Zielbild für die Netzentgeltsystematik
- Netzentgelte sind nicht Steuern und Abgaben gleichzusetzen, denn die Netzinfrastruktur ist ganz überwiegend privatwirtschaftlich organisiert.
Selbst kommunale Unternehmen sind oft als Kapitalgesellschaften organisiert. Obwohl es bei dem Betrieb der Netze um eine wichtige Funktion für Wirtschaft und Gesellschaft geht, sind die Netzentgelte die Gegenleistung für die Bereitstellung der Netzinfrastruktur. Netzentgelte müssen und dürfen nur die Beträge einnehmen, die durch Genehmigung einer Regulierungsbehörde vorab als effiziente Kosten des Netzbetriebs zugestanden werden (Finanzierungsfunktion). - Ziele ergeben sich aus dem Rechtsrahmen unter den Dimensionen Kostenorientierung, Anreizfunktion, Finanzierungsbeteiligung und Umsetzbarkeit.

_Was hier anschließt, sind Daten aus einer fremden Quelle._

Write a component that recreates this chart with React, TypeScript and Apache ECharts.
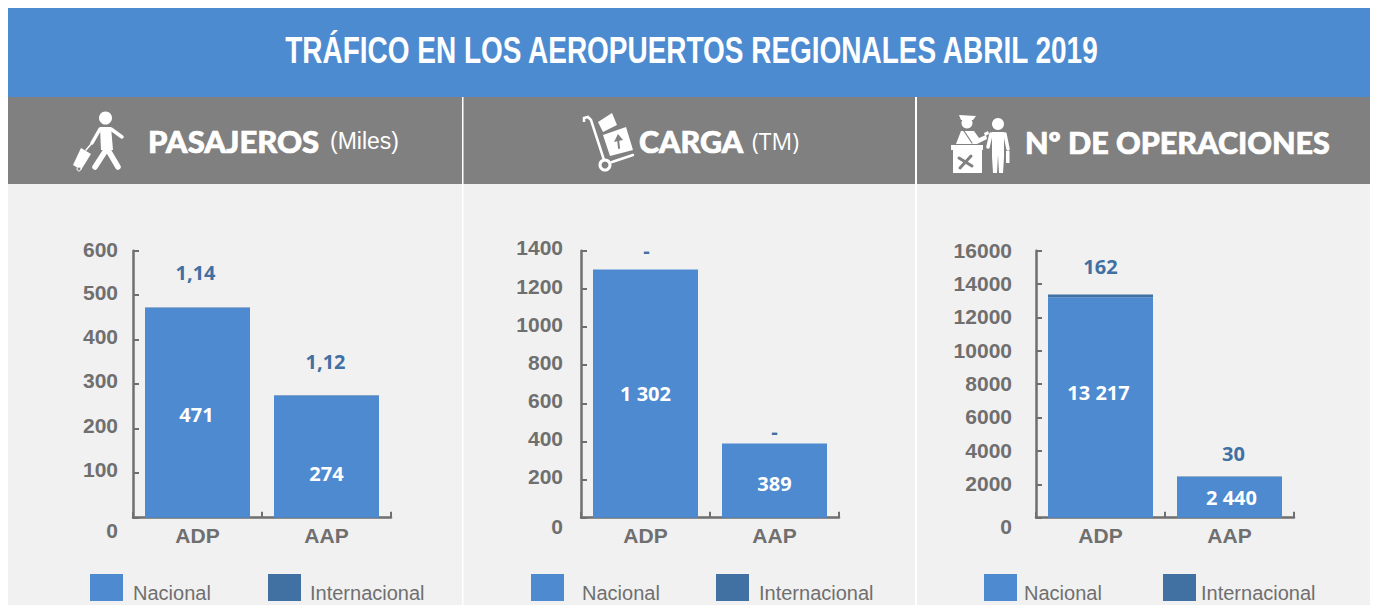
import React, { useEffect, useRef } from "react";
import * as echarts from "echarts";

const categories = ["ADP", "AAP"];
const pasajerosNacional = [471, 274];
const pasajerosInternacional = [1.14, 1.12];
const cargaNacional = [1302, 389];
const cargaInternacional = [0, 0];
const operacionesNacional = [13217, 2440];
const operacionesInternacional = [162, 30];
const pasajerosIntlLabels = ["1,14", "1,12"];
const cargaIntlLabels = ["-", "-"];
const operacionesIntlLabels = ["162", "30"];
const pasajerosNacLabels = ["471", "274"];
const cargaNacLabels = ["1 302", "389"];
const operacionesNacLabels = ["13 217", "2 440"];
const seriesNames = ["Nacional", "Internacional"];

const BLUE = "#4d8ad0";
const DARK = "#4170a3";
const GREY = "#6f6f6f";
const HEAD = "#808080";
const PANEL = "#f1f1f1";
const SANS = "'Liberation Sans', Arial, sans-serif";
const OPEN = "'Open Sans', sans-serif";

const charts = [
  {
    left: 133, max: 600, interval: 100, nac: pasajerosNacional, intl: pasajerosInternacional,
    nacLabels: pasajerosNacLabels, intlLabels: pasajerosIntlLabels,
    nacOff: [[-1, 2], [0, 17]], intlOff: [[-2, -20], [-1, -19]], margin: 15,
    tickShift: { 100: -3.5, 200: -3.5, 300: -3.5, 400: -3, 500: -2.5, 600: -1 } as any, zeroShift: 13,
    legend: [90, 268], legendPad: [5, 4],
  },
  {
    left: 581, max: 1400, interval: 200, nac: cargaNacional, intl: cargaInternacional,
    nacLabels: cargaNacLabels, intlLabels: cargaIntlLabels,
    nacOff: [[0, 0], [0, 3]], intlOff: [[1, -4], [0, 3]], margin: 18,
    tickShift: {} as any, zeroShift: 8.5,
    legend: [531, 716], legendPad: [13, 5],
  },
  {
    left: 1036, max: 16000, interval: 2000, nac: operacionesNacional, intl: operacionesInternacional,
    nacOff: [[-2, -15], [2, 0]], intlOff: [[0, -13], [4, -8]], margin: 24,
    nacLabels: operacionesNacLabels, intlLabels: operacionesIntlLabels,
    tickShift: {} as any, zeroShift: 8.5,
    legend: [984, 1163], legendPad: [2, 0],
  },
];
const defaultShift = [-2.5, -2.8, -0.6];

const white = { fill: "#fff" };
const wl = (x1: number, y1: number, x2: number, y2: number, w: number, color = "#fff") => ({
  type: "line", shape: { x1, y1, x2, y2 }, style: { stroke: color, lineWidth: w, lineCap: "round" },
});
const poly = (points: number[][], fill = "#fff") => ({ type: "polygon", shape: { points }, style: { fill } });
const circ = (cx: number, cy: number, r: number) => ({ type: "circle", shape: { cx, cy, r }, style: white });
const txt = (x: number, y: number, text: string, font: string, size: number, weight: any, extra: any = {}, el: any = {}) => ({
  type: "text", x, y, ...el,
  style: { text, fill: "#fff", fontFamily: font, fontSize: size, fontWeight: weight, verticalAlign: "middle", ...extra },
});
const heavy = { stroke: "#fff", lineWidth: 0.7 };

const walker = [
  circ(105.5, 118, 6.5),
  poly([[100, 127], [111, 127], [113, 150], [101, 150]]),
  wl(106, 150, 95, 167, 5.5), wl(108, 150, 118, 167, 5.5),
  wl(111, 129, 122, 137, 3.5), wl(100, 129, 92, 143, 3.5),
  poly([[81, 148], [91, 154], [81, 170], [73, 165]]),
  wl(86, 150, 92, 143, 1.5),
  { type: "circle", shape: { cx: 79, cy: 169, r: 2 }, style: { fill: HEAD, stroke: "#fff", lineWidth: 1 } },
];
const cart = [
  { type: "polyline", shape: { points: [[584, 122], [584, 118], [588, 117], [591, 120], [604, 160]] }, style: { stroke: "#fff", lineWidth: 2.5, fill: "none" } },
  { type: "circle", shape: { cx: 605, cy: 165, r: 5 }, style: { fill: HEAD, stroke: "#fff", lineWidth: 3 } },
  wl(612, 162, 633, 155, 2.5),
  poly([[603, 135], [626, 127], [633, 150], [610, 156]]),
  poly([[598, 122], [612, 113], [617, 125], [603, 132]]),
  wl(619, 148, 618, 139, 2, HEAD),
  poly([[618, 134], [623, 140], [614, 142]], HEAD),
];
const officer = [
  { type: "rect", shape: { x: 953, y: 150, width: 29, height: 23 }, style: white },
  { type: "rect", shape: { x: 951, y: 145, width: 32, height: 5 }, style: white },
  wl(959, 158, 972, 166, 3, HEAD), wl(971, 156, 960, 168, 3, HEAD),
  poly([[959, 115], [976, 116], [973, 120], [961, 120]]),
  circ(967, 123, 5.5),
  poly([[956, 144], [961, 131], [974, 131], [979, 138], [986, 135], [987, 139], [977, 144]]),
  wl(964, 131, 972, 143, 1.2, HEAD),
  poly([[984, 133], [988, 131], [989, 134], [985, 136]]),
  circ(998, 124, 6),
  poly([[992, 132], [1004, 132], [1004, 157], [1003, 173], [999, 173], [998, 155], [997, 173], [993, 173], [992, 157]]),
  wl(991, 134, 988, 147, 3.5), wl(1005, 134, 1008, 149, 3.5),
  { type: "rect", shape: { x: 1006, y: 151, width: 3.5, height: 12 }, style: white },
];

export default function App() {
  const ref = useRef<HTMLDivElement>(null);
  useEffect(() => {
    document.body.style.margin = "0";
    const chart = echarts.init(ref.current!, null, { renderer: "svg" });
    const grids = charts.map((c) => ({ left: c.left, width: 258, top: 250.7, height: 267 }));
    const axisLine = { show: true, lineStyle: { color: GREY, width: 2.5 } };
    const tickStyle = { show: true, inside: true, length: 6, lineStyle: { color: GREY, width: 2 } };
    const series: any[] = [];
    const legends: any[] = [];
    charts.forEach((c, i) => {
      const stack = "s" + i;
      series.push({
        name: seriesNames[0], type: "bar", stack, xAxisIndex: i, yAxisIndex: i, barWidth: 105,
        itemStyle: { color: BLUE },
        data: c.nac.map((v, k) => ({
          value: v,
          label: { show: true, position: "inside", offset: c.nacOff[k], formatter: c.nacLabels[k], color: "#fff", fontFamily: OPEN, fontWeight: 700, fontSize: 20 },
        })),
      });
      series.push({
        name: seriesNames[1], type: "bar", stack, xAxisIndex: i, yAxisIndex: i, barWidth: 105,
        itemStyle: { color: DARK },
        data: c.intl.map((v, k) => ({
          value: v,
          label: { show: true, position: "top", offset: c.intlOff[k], formatter: c.intlLabels[k], color: DARK, fontFamily: OPEN, fontWeight: 700, fontSize: 20 },
        })),
      });
      seriesNames.forEach((n, k) => {
        legends.push({
          data: [n], left: c.legend[k], top: 574, itemWidth: 33, itemHeight: 27, padding: 0,
          selectedMode: false, icon: "rect",
          formatter: (name: string) => `{t|${name}}`,
          textStyle: {
            rich: { t: { color: GREY, fontFamily: SANS, fontSize: 20, padding: [11, 0, 0, c.legendPad[k]] } },
          },
        });
      });
    });
    chart.setOption({
      animation: false,
      backgroundColor: "#fff",
      grid: grids,
      legend: legends,
      xAxis: charts.map((c, i) => ({
        type: "category", gridIndex: i, data: categories,
        axisLine, axisTick: tickStyle,
        axisLabel: { color: GREY, fontFamily: SANS, fontWeight: 700, fontSize: 21, margin: 7 },
      })),
      yAxis: charts.map((c, i) => ({
        type: "value", gridIndex: i, min: 0, max: c.max, interval: c.interval,
        splitLine: { show: false },
        axisLine, axisTick: tickStyle,
        axisLabel: {
          margin: c.margin,
          formatter: (v: number) => {
            if (v === 0) return `{z|0}`;
            const s = c.tickShift[v] ?? defaultShift[i];
            return `{s${Math.round(-s * 10)}|${v}}`;
          },
          rich: Object.assign(
            { z: { color: GREY, fontFamily: SANS, fontWeight: 700, fontSize: 21, padding: [2 * c.zeroShift, 0, 0, 0] } },
            ...[...new Set([...Object.values(c.tickShift), defaultShift[i]] as number[])].map((s) => ({
              ["s" + Math.round(-s * 10)]: { color: GREY, fontFamily: SANS, fontWeight: 700, fontSize: 21, padding: [0, 0, -2 * s, 0] },
            })),
          ),
        },
      })),
      series,
      graphic: [
        { type: "rect", z: -5, shape: { x: 8, y: 184, width: 1362, height: 421 }, style: { fill: PANEL } },
        { type: "rect", z: -4, shape: { x: 8, y: 8, width: 1362, height: 89 }, style: { fill: "#4d8bd1" } },
        { type: "rect", z: -4, shape: { x: 8, y: 97, width: 1362, height: 87 }, style: { fill: HEAD } },
        { type: "rect", z: -3, shape: { x: 462, y: 97, width: 1.5, height: 508 }, style: { fill: "#fff" } },
        { type: "rect", z: -3, shape: { x: 915, y: 97, width: 2, height: 508 }, style: { fill: "#fff" } },
        txt(691.5, 51, "TRÁFICO EN LOS AEROPUERTOS REGIONALES ABRIL 2019", SANS, 36, 700, { align: "center" }, { scaleX: 0.777 }),
        txt(148, 141, "PASAJEROS", "Lato", 31, 900, heavy),
        txt(330, 141, "(Miles)", SANS, 23, 400),
        txt(639, 141, "CARGA", "Lato", 30.5, 900, heavy),
        txt(752, 141, "(TM)", OPEN, 23, 400),
        txt(1025, 142, "Nº DE OPERACIONES", "Lato", 30.5, 900, heavy),
        { type: "group", children: walker },
        { type: "group", children: cart },
        { type: "group", children: officer },
      ],
    });
    return () => chart.dispose();
  }, []);
  return <div ref={ref} style={{ width: 1375, height: 605 }} />;
}
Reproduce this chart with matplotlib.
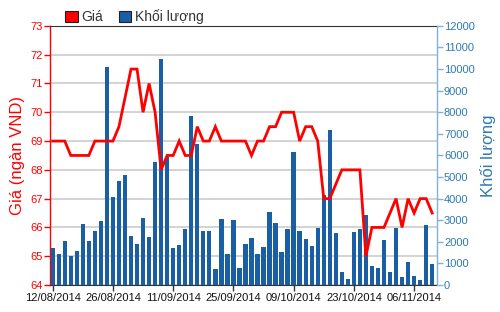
import matplotlib
matplotlib.use("Agg")
import matplotlib.pyplot as plt
from matplotlib.patches import Patch
import numpy as np

plt.rcParams['font.family'] = ['Liberation Sans', 'DejaVu Sans']

dates = ["12/08/2014", "26/08/2014", "11/09/2014", "25/09/2014",
         "09/10/2014", "23/10/2014", "06/11/2014"]

price = [69.0, 69.0, 69.0, 68.5, 68.5, 68.5, 68.5, 69.0, 69.0, 69.0,
         69.0, 69.5, 70.5, 71.5, 71.5, 70.0, 71.0, 70.0, 68.0, 68.5,
         68.5, 69.0, 68.5, 68.5, 69.5, 69.0, 69.0, 69.5, 69.0, 69.0,
         69.0, 69.0, 69.0, 68.5, 69.0, 69.0, 69.5, 69.5, 70.0, 70.0,
         70.0, 69.0, 69.5, 69.5, 69.0, 67.0, 67.0, 67.5, 68.0, 68.0,
         68.0, 68.0, 65.0, 66.0, 66.0, 66.0, 66.5, 67.0, 66.0, 67.0,
         66.5, 67.0, 67.0, 66.5]

volume = [1730, 1430, 2060, 1330, 1560, 2830, 2060, 2500, 2980, 10080,
          4070, 4840, 5090, 2250, 1910, 3110, 2240, 5700, 10450, 5910,
          1710, 1850, 2590, 7850, 6530, 2520, 2480, 720, 3040, 1420,
          3010, 770, 1900, 2160, 1420, 1740, 3390, 2850, 1510, 2580,
          6170, 2520, 2140, 1800, 2620, 4170, 7180, 2390, 600, 280,
          2440, 2580, 3250, 900, 770, 2100, 600, 2620, 370, 1080,
          420, 230, 2780, 960]

x = np.arange(len(price))
tick_idx = [0, 10, 20, 30, 40, 50, 60]

RED = '#ff0000'
BAR = '#1a5fa6'
BLUE_AX = '#7fb2d6'
BLUE_TXT = '#2f7ab0'

fig = plt.figure(figsize=(5.0, 3.12), dpi=100)
ax = fig.add_axes([0.1, 0.0865, 0.774, 0.8305])
ax2 = ax.twinx()
ax3 = ax.twinx()

# price axis (base, grid)
ax.set_ylim(64, 73)
ax.set_yticks(np.arange(64, 74, 1))
ax.yaxis.grid(True, color='#cccccc', linewidth=1.2)
ax.set_axisbelow(True)
ax.set_xlim(-0.45, 63.8)
ax.set_xticks(tick_idx)
ax.set_xticklabels(dates, fontsize=8, family=['Liberation Sans Narrow', 'Liberation Sans'])
ax.tick_params(axis='x', length=4, width=1, color='#333333', pad=2, labelcolor='#111111')
ax.tick_params(axis='y', colors=RED, length=4, width=1, labelsize=8, pad=1)
for lab in ax.get_yticklabels():
    lab.set_family(['Liberation Sans Narrow', 'Liberation Sans'])
ax.spines['left'].set_color(RED)
ax.spines['left'].set_linewidth(1.0)
ax.spines['top'].set_color('#333333')
ax.spines['bottom'].set_color('#333333')
ax.spines['right'].set_visible(False)
ax.set_ylabel('Giá (ngàn VND)', color=RED, fontsize=12, labelpad=4)

# volume axis
ax2.bar(x, volume, width=0.72, color=BAR, zorder=2)
ax2.set_ylim(0, 12000)
ax2.set_yticks(np.arange(0, 13000, 1000))
ax2.tick_params(axis='y', colors=BLUE_AX, labelcolor=BLUE_TXT, length=4, width=1, labelsize=8, pad=1)
for lab in ax2.get_yticklabels():
    lab.set_family(['Liberation Sans Narrow', 'Liberation Sans'])
ax2.spines['right'].set_color(BLUE_AX)
ax2.spines['right'].set_linewidth(1.0)
for s in ['left', 'top', 'bottom']:
    ax2.spines[s].set_visible(False)
ax2.set_ylabel('Khối lượng', color=BLUE_TXT, fontsize=12, labelpad=4)
ax2.patch.set_visible(False)

# price line on top
ax3.plot(x, price, color=RED, linewidth=2.0, solid_joinstyle='miter', zorder=3)
ax3.set_ylim(64, 73)
ax3.set_xlim(-0.45, 63.8)
ax3.axis('off')
ax3.patch.set_visible(False)

ax.set_zorder(0)
ax2.set_zorder(1)
ax3.set_zorder(2)

handles = [Patch(facecolor=RED, edgecolor='#222222', linewidth=0.8),
           Patch(facecolor=BAR, edgecolor='#222222', linewidth=0.8)]
fig.legend(handles, ['Giá', 'Khối lượng'], loc='upper left', bbox_to_anchor=(0.105, 1.01),
           ncol=2, frameon=False, fontsize=10, handlelength=0.9, handleheight=0.9,
           handletextpad=0.3, columnspacing=1.1, labelcolor='#333333')

fig.savefig('out.png', dpi=100)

- Die Finanzierungsfunktion und die Kostenreflexivität sind Ziele, bei deren Realisierung es zu Konflikten kommen kann.
Quelle: AgNes Diskussionspapier GBK BNetzA, Mai 2025
Status quo der Netzentgeltbildung Strom in Deutschland
- Die aktuelle Netzentgeltsystematik ist in der StromNEV geregelt - Netzentgelte basieren bis dato auf den Kosten, die den Netzbetreibern für Betrieb, Unterhaltung und Ausbau der Netze entstehen
- Die Berechnung der Netzentgelte erfolgt über die Kostenarten-, Kostenstellen- und Kostenträgerrechnung, ausgehend von der zulässigen Erlösobergrenze.
- Es gibt Sondertatbestände in Gesetz und Verordnung, die von der allgemeinen Netzentgeltsystematik abweichen, wie
- das sog. „Pooling“,
- „individuelle Entgelte nach § 19 Abs. 2 StromNEV“ oder
- sog. „vermiedene Netzentgelte“ gem. § 18 StromNEV,
- In § 118 Abs. 6 EnWG sind befristete Netzentgeltbefreiungen geregelt, in § 15 Abs. 1 S. 2 StromNEV ist aktuell geregelt, dass für die Einspeisung von elektrischer Energie keine Netzentgelte zu entrichten sind.